• _Goal of the exercise_
All of the material should be reproduced exactly, with pictures left out.
= = = =
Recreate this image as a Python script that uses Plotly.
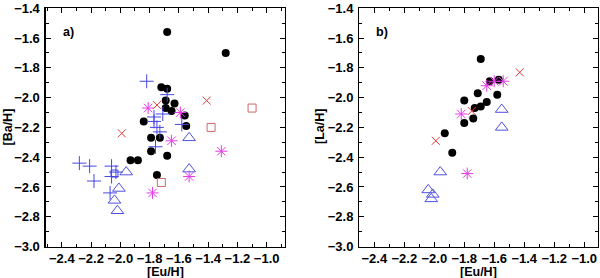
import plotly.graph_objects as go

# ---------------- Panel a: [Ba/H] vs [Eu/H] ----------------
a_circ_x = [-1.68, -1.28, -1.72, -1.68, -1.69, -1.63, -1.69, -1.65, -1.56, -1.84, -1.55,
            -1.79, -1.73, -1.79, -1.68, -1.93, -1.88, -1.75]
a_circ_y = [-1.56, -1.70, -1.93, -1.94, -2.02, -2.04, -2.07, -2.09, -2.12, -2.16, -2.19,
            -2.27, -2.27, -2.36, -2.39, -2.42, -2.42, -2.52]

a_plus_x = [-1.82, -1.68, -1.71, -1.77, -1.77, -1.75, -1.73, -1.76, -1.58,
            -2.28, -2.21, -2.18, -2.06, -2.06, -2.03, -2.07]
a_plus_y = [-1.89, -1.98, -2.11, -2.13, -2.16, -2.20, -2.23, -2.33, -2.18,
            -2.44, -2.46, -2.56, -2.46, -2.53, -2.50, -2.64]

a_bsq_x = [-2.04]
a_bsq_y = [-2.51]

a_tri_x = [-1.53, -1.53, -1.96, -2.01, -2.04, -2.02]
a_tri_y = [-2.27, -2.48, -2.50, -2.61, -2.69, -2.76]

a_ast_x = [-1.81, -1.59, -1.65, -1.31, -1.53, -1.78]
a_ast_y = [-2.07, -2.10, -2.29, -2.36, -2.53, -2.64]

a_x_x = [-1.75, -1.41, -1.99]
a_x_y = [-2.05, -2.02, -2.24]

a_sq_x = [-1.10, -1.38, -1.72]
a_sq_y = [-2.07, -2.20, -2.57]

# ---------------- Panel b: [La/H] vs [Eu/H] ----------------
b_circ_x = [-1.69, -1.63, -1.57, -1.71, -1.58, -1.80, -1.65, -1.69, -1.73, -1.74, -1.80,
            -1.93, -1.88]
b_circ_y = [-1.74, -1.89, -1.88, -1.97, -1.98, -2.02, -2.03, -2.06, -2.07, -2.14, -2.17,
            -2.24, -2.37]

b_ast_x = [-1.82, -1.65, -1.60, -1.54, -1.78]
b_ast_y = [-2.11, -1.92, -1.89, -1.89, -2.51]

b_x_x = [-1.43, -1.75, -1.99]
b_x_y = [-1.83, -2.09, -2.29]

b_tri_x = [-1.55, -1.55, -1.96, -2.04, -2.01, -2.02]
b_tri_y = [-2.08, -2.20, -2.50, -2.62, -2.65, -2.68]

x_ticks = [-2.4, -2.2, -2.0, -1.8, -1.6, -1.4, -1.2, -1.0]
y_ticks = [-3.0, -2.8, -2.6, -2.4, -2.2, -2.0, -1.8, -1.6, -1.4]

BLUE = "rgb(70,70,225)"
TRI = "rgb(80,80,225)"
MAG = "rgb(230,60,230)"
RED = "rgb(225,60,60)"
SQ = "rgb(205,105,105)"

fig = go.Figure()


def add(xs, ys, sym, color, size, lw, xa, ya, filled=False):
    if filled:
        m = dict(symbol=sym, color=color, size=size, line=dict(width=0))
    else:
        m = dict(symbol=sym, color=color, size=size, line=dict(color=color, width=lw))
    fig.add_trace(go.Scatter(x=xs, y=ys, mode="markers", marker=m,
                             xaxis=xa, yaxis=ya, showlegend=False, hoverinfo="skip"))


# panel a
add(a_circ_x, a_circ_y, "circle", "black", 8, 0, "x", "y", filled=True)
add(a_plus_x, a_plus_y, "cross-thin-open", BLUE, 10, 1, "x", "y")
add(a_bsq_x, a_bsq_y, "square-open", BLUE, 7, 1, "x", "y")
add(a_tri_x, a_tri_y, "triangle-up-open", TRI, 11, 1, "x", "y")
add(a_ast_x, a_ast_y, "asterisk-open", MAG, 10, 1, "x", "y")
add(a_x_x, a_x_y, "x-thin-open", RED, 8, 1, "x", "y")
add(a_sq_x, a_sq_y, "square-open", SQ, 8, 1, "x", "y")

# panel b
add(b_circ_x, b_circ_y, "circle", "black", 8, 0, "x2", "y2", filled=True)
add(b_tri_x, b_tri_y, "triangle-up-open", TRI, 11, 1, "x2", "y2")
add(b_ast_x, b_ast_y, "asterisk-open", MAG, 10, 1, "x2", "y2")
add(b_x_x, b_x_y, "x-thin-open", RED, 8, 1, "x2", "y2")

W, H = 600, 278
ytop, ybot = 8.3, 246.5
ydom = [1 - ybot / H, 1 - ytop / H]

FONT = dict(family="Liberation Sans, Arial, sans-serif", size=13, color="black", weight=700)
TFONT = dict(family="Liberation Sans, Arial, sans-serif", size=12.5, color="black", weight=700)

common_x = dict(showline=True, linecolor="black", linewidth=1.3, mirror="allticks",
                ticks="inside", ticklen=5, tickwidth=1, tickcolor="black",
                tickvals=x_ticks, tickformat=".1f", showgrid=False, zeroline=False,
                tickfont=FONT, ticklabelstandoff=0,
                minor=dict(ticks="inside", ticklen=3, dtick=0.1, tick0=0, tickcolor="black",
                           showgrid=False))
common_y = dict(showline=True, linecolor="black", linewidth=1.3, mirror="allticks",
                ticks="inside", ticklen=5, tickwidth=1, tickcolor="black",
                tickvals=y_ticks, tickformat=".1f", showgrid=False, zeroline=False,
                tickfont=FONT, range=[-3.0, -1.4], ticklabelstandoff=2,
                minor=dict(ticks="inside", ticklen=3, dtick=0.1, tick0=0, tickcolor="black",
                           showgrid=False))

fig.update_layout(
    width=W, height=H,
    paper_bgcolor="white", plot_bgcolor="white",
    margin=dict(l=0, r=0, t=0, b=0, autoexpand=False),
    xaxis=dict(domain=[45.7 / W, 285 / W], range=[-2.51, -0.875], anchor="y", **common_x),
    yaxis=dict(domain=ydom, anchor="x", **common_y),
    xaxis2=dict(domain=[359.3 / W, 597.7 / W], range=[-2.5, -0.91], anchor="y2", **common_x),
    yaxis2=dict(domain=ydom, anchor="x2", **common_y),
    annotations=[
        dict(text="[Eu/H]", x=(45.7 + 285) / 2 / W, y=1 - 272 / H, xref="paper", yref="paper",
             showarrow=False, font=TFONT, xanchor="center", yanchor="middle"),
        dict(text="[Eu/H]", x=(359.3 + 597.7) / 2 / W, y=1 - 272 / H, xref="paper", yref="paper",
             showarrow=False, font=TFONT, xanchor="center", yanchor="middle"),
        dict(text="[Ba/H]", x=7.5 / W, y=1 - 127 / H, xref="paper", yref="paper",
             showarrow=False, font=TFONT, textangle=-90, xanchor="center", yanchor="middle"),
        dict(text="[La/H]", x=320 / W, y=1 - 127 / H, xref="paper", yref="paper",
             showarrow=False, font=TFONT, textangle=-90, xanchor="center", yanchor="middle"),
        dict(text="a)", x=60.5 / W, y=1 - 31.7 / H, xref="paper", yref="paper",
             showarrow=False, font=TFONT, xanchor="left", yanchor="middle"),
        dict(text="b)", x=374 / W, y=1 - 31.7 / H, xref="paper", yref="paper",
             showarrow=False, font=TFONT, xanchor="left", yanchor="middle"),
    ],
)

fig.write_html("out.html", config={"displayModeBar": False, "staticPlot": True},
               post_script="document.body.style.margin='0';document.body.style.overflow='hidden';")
= = = =
• _Solution for this problem_
Recreate this image as a Python script that uses Plotly.
import plotly.graph_objects as go

# ---------------- Panel a: [Ba/H] vs [Eu/H] ----------------
a_circ_x = [-1.68, -1.28, -1.72, -1.68, -1.69, -1.63, -1.69, -1.65, -1.56, -1.84, -1.55,
            -1.79, -1.73, -1.79, -1.68, -1.93, -1.88, -1.75]
a_circ_y = [-1.56, -1.70, -1.93, -1.94, -2.02, -2.04, -2.07, -2.09, -2.12, -2.16, -2.19,
            -2.27, -2.27, -2.36, -2.39, -2.42, -2.42, -2.52]

a_plus_x = [-1.82, -1.68, -1.71, -1.77, -1.77, -1.75, -1.73, -1.76, -1.58,
            -2.28, -2.21, -2.18, -2.06, -2.06, -2.03, -2.07]
a_plus_y = [-1.89, -1.98, -2.11, -2.13, -2.16, -2.20, -2.23, -2.33, -2.18,
            -2.44, -2.46, -2.56, -2.46, -2.53, -2.50, -2.64]

a_bsq_x = [-2.04]
a_bsq_y = [-2.51]

a_tri_x = [-1.53, -1.53, -1.96, -2.01, -2.04, -2.02]
a_tri_y = [-2.27, -2.48, -2.50, -2.61, -2.69, -2.76]

a_ast_x = [-1.81, -1.59, -1.65, -1.31, -1.53, -1.78]
a_ast_y = [-2.07, -2.10, -2.29, -2.36, -2.53, -2.64]

a_x_x = [-1.75, -1.41, -1.99]
a_x_y = [-2.05, -2.02, -2.24]

a_sq_x = [-1.10, -1.38, -1.72]
a_sq_y = [-2.07, -2.20, -2.57]

# ---------------- Panel b: [La/H] vs [Eu/H] ----------------
b_circ_x = [-1.69, -1.63, -1.57, -1.71, -1.58, -1.80, -1.65, -1.69, -1.73, -1.74, -1.80,
            -1.93, -1.88]
b_circ_y = [-1.74, -1.89, -1.88, -1.97, -1.98, -2.02, -2.03, -2.06, -2.07, -2.14, -2.17,
            -2.24, -2.37]

b_ast_x = [-1.82, -1.65, -1.60, -1.54, -1.78]
b_ast_y = [-2.11, -1.92, -1.89, -1.89, -2.51]

b_x_x = [-1.43, -1.75, -1.99]
b_x_y = [-1.83, -2.09, -2.29]

b_tri_x = [-1.55, -1.55, -1.96, -2.04, -2.01, -2.02]
b_tri_y = [-2.08, -2.20, -2.50, -2.62, -2.65, -2.68]

x_ticks = [-2.4, -2.2, -2.0, -1.8, -1.6, -1.4, -1.2, -1.0]
y_ticks = [-3.0, -2.8, -2.6, -2.4, -2.2, -2.0, -1.8, -1.6, -1.4]

BLUE = "rgb(70,70,225)"
TRI = "rgb(80,80,225)"
MAG = "rgb(230,60,230)"
RED = "rgb(225,60,60)"
SQ = "rgb(205,105,105)"

fig = go.Figure()


def add(xs, ys, sym, color, size, lw, xa, ya, filled=False):
    if filled:
        m = dict(symbol=sym, color=color, size=size, line=dict(width=0))
    else:
        m = dict(symbol=sym, color=color, size=size, line=dict(color=color, width=lw))
    fig.add_trace(go.Scatter(x=xs, y=ys, mode="markers", marker=m,
                             xaxis=xa, yaxis=ya, showlegend=False, hoverinfo="skip"))


# panel a
add(a_circ_x, a_circ_y, "circle", "black", 8, 0, "x", "y", filled=True)
add(a_plus_x, a_plus_y, "cross-thin-open", BLUE, 10, 1, "x", "y")
add(a_bsq_x, a_bsq_y, "square-open", BLUE, 7, 1, "x", "y")
add(a_tri_x, a_tri_y, "triangle-up-open", TRI, 11, 1, "x", "y")
add(a_ast_x, a_ast_y, "asterisk-open", MAG, 10, 1, "x", "y")
add(a_x_x, a_x_y, "x-thin-open", RED, 8, 1, "x", "y")
add(a_sq_x, a_sq_y, "square-open", SQ, 8, 1, "x", "y")

# panel b
add(b_circ_x, b_circ_y, "circle", "black", 8, 0, "x2", "y2", filled=True)
add(b_tri_x, b_tri_y, "triangle-up-open", TRI, 11, 1, "x2", "y2")
add(b_ast_x, b_ast_y, "asterisk-open", MAG, 10, 1, "x2", "y2")
add(b_x_x, b_x_y, "x-thin-open", RED, 8, 1, "x2", "y2")

W, H = 600, 278
ytop, ybot = 8.3, 246.5
ydom = [1 - ybot / H, 1 - ytop / H]

FONT = dict(family="Liberation Sans, Arial, sans-serif", size=13, color="black", weight=700)
TFONT = dict(family="Liberation Sans, Arial, sans-serif", size=12.5, color="black", weight=700)

common_x = dict(showline=True, linecolor="black", linewidth=1.3, mirror="allticks",
                ticks="inside", ticklen=5, tickwidth=1, tickcolor="black",
                tickvals=x_ticks, tickformat=".1f", showgrid=False, zeroline=False,
                tickfont=FONT, ticklabelstandoff=0,
                minor=dict(ticks="inside", ticklen=3, dtick=0.1, tick0=0, tickcolor="black",
                           showgrid=False))
common_y = dict(showline=True, linecolor="black", linewidth=1.3, mirror="allticks",
                ticks="inside", ticklen=5, tickwidth=1, tickcolor="black",
                tickvals=y_ticks, tickformat=".1f", showgrid=False, zeroline=False,
                tickfont=FONT, range=[-3.0, -1.4], ticklabelstandoff=2,
                minor=dict(ticks="inside", ticklen=3, dtick=0.1, tick0=0, tickcolor="black",
                           showgrid=False))

fig.update_layout(
    width=W, height=H,
    paper_bgcolor="white", plot_bgcolor="white",
    margin=dict(l=0, r=0, t=0, b=0, autoexpand=False),
    xaxis=dict(domain=[45.7 / W, 285 / W], range=[-2.51, -0.875], anchor="y", **common_x),
    yaxis=dict(domain=ydom, anchor="x", **common_y),
    xaxis2=dict(domain=[359.3 / W, 597.7 / W], range=[-2.5, -0.91], anchor="y2", **common_x),
    yaxis2=dict(domain=ydom, anchor="x2", **common_y),
    annotations=[
        dict(text="[Eu/H]", x=(45.7 + 285) / 2 / W, y=1 - 272 / H, xref="paper", yref="paper",
             showarrow=False, font=TFONT, xanchor="center", yanchor="middle"),
        dict(text="[Eu/H]", x=(359.3 + 597.7) / 2 / W, y=1 - 272 / H, xref="paper", yref="paper",
             showarrow=False, font=TFONT, xanchor="center", yanchor="middle"),
        dict(text="[Ba/H]", x=7.5 / W, y=1 - 127 / H, xref="paper", yref="paper",
             showarrow=False, font=TFONT, textangle=-90, xanchor="center", yanchor="middle"),
        dict(text="[La/H]", x=320 / W, y=1 - 127 / H, xref="paper", yref="paper",
             showarrow=False, font=TFONT, textangle=-90, xanchor="center", yanchor="middle"),
        dict(text="a)", x=60.5 / W, y=1 - 31.7 / H, xref="paper", yref="paper",
             showarrow=False, font=TFONT, xanchor="left", yanchor="middle"),
        dict(text="b)", x=374 / W, y=1 - 31.7 / H, xref="paper", yref="paper",
             showarrow=False, font=TFONT, xanchor="left", yanchor="middle"),
    ],
)

fig.write_html("out.html", config={"displayModeBar": False, "staticPlot": True},
               post_script="document.body.style.margin='0';document.body.style.overflow='hidden';")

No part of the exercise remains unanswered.